### [Short exercise]
Set down each record below precisely, skipping the pictures.
START Available data
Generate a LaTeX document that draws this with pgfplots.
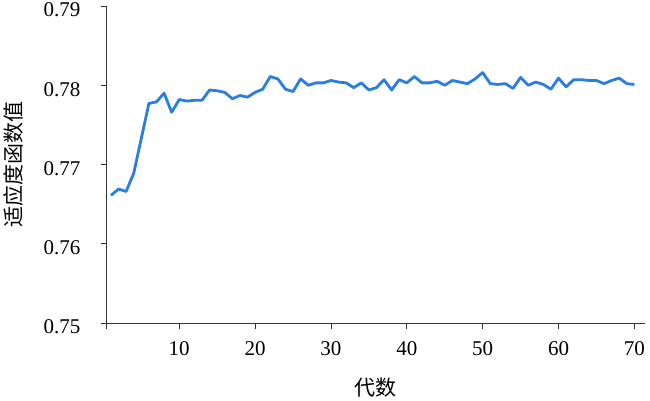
\documentclass[border=0pt]{standalone}
\usepackage{pgfplots}
\pgfplotsset{compat=1.18}
\usepackage{fontspec}
\setmainfont{Liberation Serif}
\newfontfamily\cjk{Noto Sans CJK SC}
\definecolor{lineblue}{RGB}{40,126,226}
\begin{document}
\begin{tikzpicture}
\begin{axis}[
  name=ax,
  scale only axis,
  width=538.2pt, height=317pt,
  xmin=0.45, xmax=71.4,
  ymin=0.75, ymax=0.79,
  axis lines=left,
  axis line style={-, black!80, line width=0.8pt},
  tick style={black!80, line width=0.8pt},
  tick align=outside,
  major tick length=6pt,
  xtick={10,20,...,70},
  ytick={0.75,0.76,0.77,0.78,0.79},
  extra x ticks={0.45},
  extra x tick labels={},
  font=\fontsize{21}{25}\selectfont,
  /pgf/number format/assume math mode=true,
  yticklabel style={/pgf/number format/fixed, /pgf/number format/precision=2, /pgf/number format/fixed zerofill, xshift=-17pt, yshift=-4pt},
  xticklabel style={yshift=-9pt},
  xlabel={\cjk 代数},
  ylabel={\cjk 适应度函数值},
  xlabel style={at={(axis description cs:0.5,-0.205)}, anchor=center},
  ylabel style={at={(axis description cs:-0.173,0.5)}, anchor=center},
  clip=false,
]
\addplot[lineblue, line width=2.8pt, line join=round] coordinates {
(1,0.7661) (2,0.7669) (3,0.7666) (4,0.7689) (5,0.7733) (6,0.7777) (7,0.7779) (8,0.7790) (9,0.7766) (10,0.7782)
(11,0.7780) (12,0.7781) (13,0.7781) (14,0.7794) (15,0.7793) (16,0.7791) (17,0.7783) (18,0.7787) (19,0.7785) (20,0.7791)
(21,0.7795) (22,0.7811) (23,0.7808) (24,0.7795) (25,0.7792) (26,0.7808) (27,0.7800) (28,0.7803) (29,0.7803) (30,0.7806)
(31,0.7804) (32,0.7803) (33,0.7797) (34,0.7803) (35,0.7794) (36,0.7797) (37,0.7807) (38,0.7794) (39,0.7807) (40,0.7803)
(41,0.7811) (42,0.7803) (43,0.7803) (44,0.7805) (45,0.7800) (46,0.7806) (47,0.7804) (48,0.7802) (49,0.7808) (50,0.7816)
(51,0.7802) (52,0.7801) (53,0.7802) (54,0.7796) (55,0.7810) (56,0.7800) (57,0.7804) (58,0.7801) (59,0.7795) (60,0.7809)
(61,0.7798) (62,0.7807) (63,0.7807) (64,0.7806) (65,0.7806) (66,0.7802) (67,0.7806) (68,0.7809) (69,0.7802) (70,0.7801)
};
\end{axis}
\pgfresetboundingbox
\path ([shift={(-106.8pt,-78pt)}]ax.south west) rectangle ([shift={(5pt,6pt)}]ax.north east);
\end{tikzpicture}
\end{document}
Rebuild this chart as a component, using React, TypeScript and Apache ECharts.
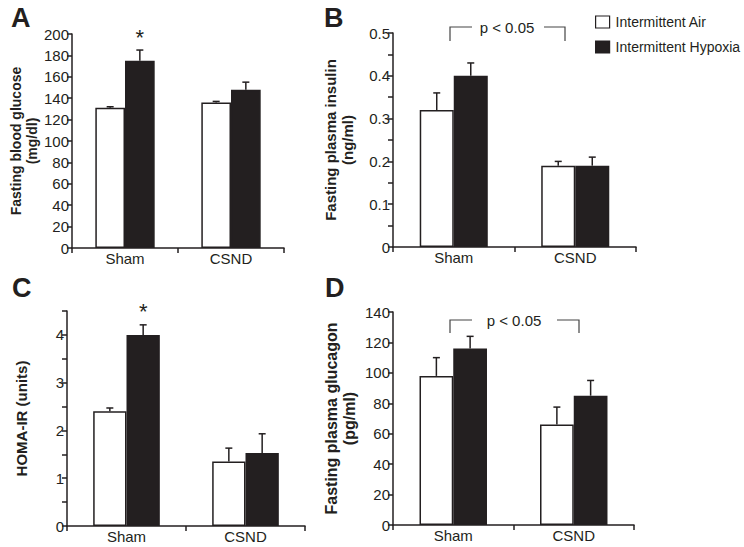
END Available data
### [Answer in full]
Generate a LaTeX document that draws this with pgfplots.
\documentclass[border=0pt]{standalone}
\usepackage{pgfplots}
\pgfplotsset{compat=1.18}
\usepackage{fontspec}
\setmainfont{Liberation Serif}
\newfontfamily\cjk{Noto Sans CJK SC}
\definecolor{lineblue}{RGB}{40,126,226}
\begin{document}
\begin{tikzpicture}
\begin{axis}[
  name=ax,
  scale only axis,
  width=538.2pt, height=317pt,
  xmin=0.45, xmax=71.4,
  ymin=0.75, ymax=0.79,
  axis lines=left,
  axis line style={-, black!80, line width=0.8pt},
  tick style={black!80, line width=0.8pt},
  tick align=outside,
  major tick length=6pt,
  xtick={10,20,...,70},
  ytick={0.75,0.76,0.77,0.78,0.79},
  extra x ticks={0.45},
  extra x tick labels={},
  font=\fontsize{21}{25}\selectfont,
  /pgf/number format/assume math mode=true,
  yticklabel style={/pgf/number format/fixed, /pgf/number format/precision=2, /pgf/number format/fixed zerofill, xshift=-17pt, yshift=-4pt},
  xticklabel style={yshift=-9pt},
  xlabel={\cjk 代数},
  ylabel={\cjk 适应度函数值},
  xlabel style={at={(axis description cs:0.5,-0.205)}, anchor=center},
  ylabel style={at={(axis description cs:-0.173,0.5)}, anchor=center},
  clip=false,
]
\addplot[lineblue, line width=2.8pt, line join=round] coordinates {
(1,0.7661) (2,0.7669) (3,0.7666) (4,0.7689) (5,0.7733) (6,0.7777) (7,0.7779) (8,0.7790) (9,0.7766) (10,0.7782)
(11,0.7780) (12,0.7781) (13,0.7781) (14,0.7794) (15,0.7793) (16,0.7791) (17,0.7783) (18,0.7787) (19,0.7785) (20,0.7791)
(21,0.7795) (22,0.7811) (23,0.7808) (24,0.7795) (25,0.7792) (26,0.7808) (27,0.7800) (28,0.7803) (29,0.7803) (30,0.7806)
(31,0.7804) (32,0.7803) (33,0.7797) (34,0.7803) (35,0.7794) (36,0.7797) (37,0.7807) (38,0.7794) (39,0.7807) (40,0.7803)
(41,0.7811) (42,0.7803) (43,0.7803) (44,0.7805) (45,0.7800) (46,0.7806) (47,0.7804) (48,0.7802) (49,0.7808) (50,0.7816)
(51,0.7802) (52,0.7801) (53,0.7802) (54,0.7796) (55,0.7810) (56,0.7800) (57,0.7804) (58,0.7801) (59,0.7795) (60,0.7809)
(61,0.7798) (62,0.7807) (63,0.7807) (64,0.7806) (65,0.7806) (66,0.7802) (67,0.7806) (68,0.7809) (69,0.7802) (70,0.7801)
};
\end{axis}
\pgfresetboundingbox
\path ([shift={(-106.8pt,-78pt)}]ax.south west) rectangle ([shift={(5pt,6pt)}]ax.north east);
\end{tikzpicture}
\end{document}
Rebuild this chart as a component, using React, TypeScript and Apache ECharts.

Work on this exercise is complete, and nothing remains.